Now let us reverse the situation: this time the woman hits the man. In this context hitting him could be a statement of powerlessness: “I can’t stop you, I can’t hurt you, I can’t do anything to make this stop.”
I’m not saying that everytime a man hits a woman it means something similar to my first example, and every time a woman hits a man it means something similar to my second example. What I am saying is that the meaning (and abusiveness) of individual actions is found within the power dynamic of that relationship, and in our society power dynamics within heterosexual relationships are going to be gendered.
Unfortunately it’s not just researchers who believe that you measure abuse by examining individual actions. I’ve found the idea all too common in people who are confronted with abusive relationships among their friends. Rather than looking at the power dynamic involved in an abusive relationship, I’ve seen people too easily slip into the classification of ‘mutually abusive relationship’ or ‘fucked-up situation.’

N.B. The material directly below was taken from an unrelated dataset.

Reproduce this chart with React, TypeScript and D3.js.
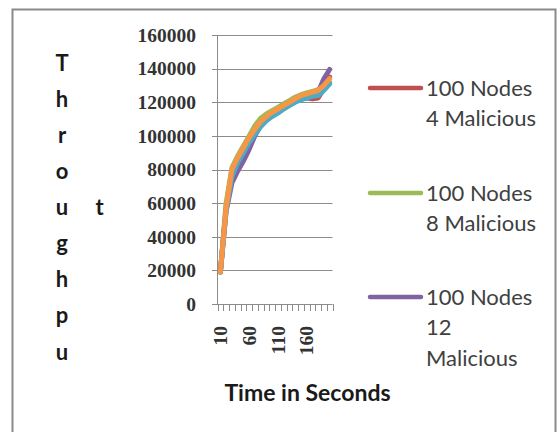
import React from "react";
import * as d3 from "d3";

const categories = [10, 20, 30, 40, 50, 60, 70, 80, 90, 100, 110, 120, 130, 140, 150, 160, 170, 180, 190, 200];
const xTickLabels = [10, 60, 110, 160];
const yTicks = [0, 20000, 40000, 60000, 80000, 100000, 120000, 140000, 160000];

const red4 = [19000, 58000, 79000, 86000, 92000, 98000, 104000, 109000, 112000, 114500, 116500, 118000, 119500, 121000, 122000, 122500, 122000, 122500, 128000, 135000];
const green8 = [19000, 60000, 81000, 88000, 94000, 100000, 106000, 110500, 113000, 115000, 117000, 119000, 121000, 123000, 124500, 125500, 126500, 127500, 129000, 132000];
const purple12 = [19000, 55000, 72000, 79000, 85000, 92000, 100000, 106000, 110000, 113000, 115000, 117000, 119000, 121000, 122500, 123500, 124500, 126000, 134000, 139500];
const aqua16 = [19000, 56000, 76000, 84000, 90000, 96000, 101000, 105500, 109000, 111500, 113500, 116000, 118000, 120000, 121500, 122500, 123500, 124000, 127000, 131000];
const orange20 = [19000, 57000, 80000, 87000, 93000, 99000, 104000, 108500, 111500, 114000, 116000, 118000, 120000, 122000, 124000, 125000, 126000, 127000, 130000, 134000];

const seriesNames = ["100 Nodes 4 Malicious", "100 Nodes 8 Malicious", "100 Nodes 12 Malicious", "100 Nodes 16 Malicious", "100 Nodes 20 Malicious"];
const seriesValues = [red4, green8, purple12, aqua16, orange20];
const seriesColors = ["#C0504D", "#9BBB59", "#8064A2", "#4BACC6", "#F79646"];

const legendLines = [
  ["100 Nodes", "4 Malicious"],
  ["100 Nodes", "8 Malicious"],
  ["100 Nodes", "12", "Malicious"],
];

const yTitleCol1 = ["T", "h", "r", "o", "u", "g", "h", "p", "u"];

export default function App() {
  const W = 559, H = 432;
  const x = d3.scaleBand<number>().domain(categories).range([217.5, 332.5]).paddingInner(0).paddingOuter(0);
  const y = d3.scaleLinear().domain([0, 160000]).range([304, 35]);
  const bw = x.bandwidth();
  const cx = (c: number) => (x(c) as number) + bw / 2;
  const line = d3.line<number>().x((_, i) => cx(categories[i])).y((v) => y(v));

  const tickXs = categories.map((c) => x(c) as number).concat([(x(categories[categories.length - 1]) as number) + bw]);

  return (
    <svg width={W} height={H} style={{ position: "fixed", left: 0, top: 0, background: "#fff" }}>
      <rect x={0} y={0} width={W} height={H} fill="#fff" />
      <rect x={12.5} y={9.5} width={543} height={440} fill="#fff" stroke="#8a8a8a" strokeWidth={2} />
      {yTicks.map((t) => (
        <line key={"g" + t} x1={212} x2={332.5} y1={Math.round(y(t)) + 0.5} y2={Math.round(y(t)) + 0.5} stroke="#8c8c8c" strokeWidth={1} />
      ))}
      <line x1={217.5} x2={217.5} y1={35} y2={304} stroke="#8c8c8c" />
      {tickXs.map((tx, i) => (
        <line key={"xt" + i} x1={Math.round(tx) + 0.5} x2={Math.round(tx) + 0.5} y1={304} y2={311} stroke="#8c8c8c" />
      ))}
      {yTicks.map((t) => (
        <text key={"yl" + t} x={196} y={y(t)} dy="0.35em" textAnchor="end" fontFamily="Liberation Serif, serif" fontWeight="bold" fontSize={19.5} fill="#333">
          {t}
        </text>
      ))}
      {xTickLabels.map((c) => (
        <text key={"xl" + c} transform={`translate(${cx(c)},${326}) rotate(-90)`} dy="0.35em" textAnchor="end" fontFamily="Liberation Serif, serif" fontWeight="bold" fontSize={19.5} fill="#333">
          {c}
        </text>
      ))}
      {seriesValues.map((vals, i) => (
        <path key={seriesNames[i]} d={line(vals) || ""} fill="none" stroke={seriesColors[i]} strokeWidth={5} strokeLinejoin="round" strokeLinecap="round" />
      ))}
      {yTitleCol1.map((ch, i) => (
        <text key={"yt" + i} x={62} y={63 + i * 36.1} dy="0.35em" textAnchor="middle" fontFamily="Lato, sans-serif" fontWeight="bold" fontSize={22} fill="#1a1a1a">
          {ch}
        </text>
      ))}
      <text x={99.5} y={207.4} dy="0.35em" textAnchor="middle" fontFamily="Lato, sans-serif" fontWeight="bold" fontSize={22} fill="#1a1a1a">
        t
      </text>
      <text x={307.5} y={392.5} dy="0.35em" textAnchor="middle" fontFamily="Lato, sans-serif" fontWeight="bold" fontSize={23} fill="#1a1a1a">
        Time in Seconds
      </text>
      {legendLines.map((lines, i) => {
        const ly = [88, 193, 297][i];
        return (
          <g key={"lg" + i}>
            <line x1={370} x2={421} y1={ly} y2={ly} stroke={seriesColors[i]} strokeWidth={4.5} strokeLinecap="round" />
            {lines.map((t, j) => (
              <text key={j} x={426} y={ly + j * 30.5} dy="0.35em" fontFamily="Lato, sans-serif" fontSize={22} fill="#404040">
                {t}
              </text>
            ))}
          </g>
        );
      })}
    </svg>
  );
}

Power within a relationship isn’t a zero sum game – both parties can have, and misuse, lots of power against each other. I’m not arguing that mutually abusive relationships don’t exist, but that no-one should come to the conclusion that an individual relationship is mutually abusive without thinking about the power involved first.
‘Mutually abusive relationship’ as the default setting creates the idea of a perfect victim. If anyone who fights back is in a ‘mutually abusive relationship,’ then the only way you are entitled to support is if you don’t fight back. But if you react to the abuse, physically defend yourself, act jealous or fucked up by what’s happened to you, then you don’t deserve support, and people around can wash their hands and walks away from what they term a mutually abusive relationship.
As a feminist, as a human being, it is my duty and my desire, to support the powerless against the powerful, and to not wash my hands of women who fight back.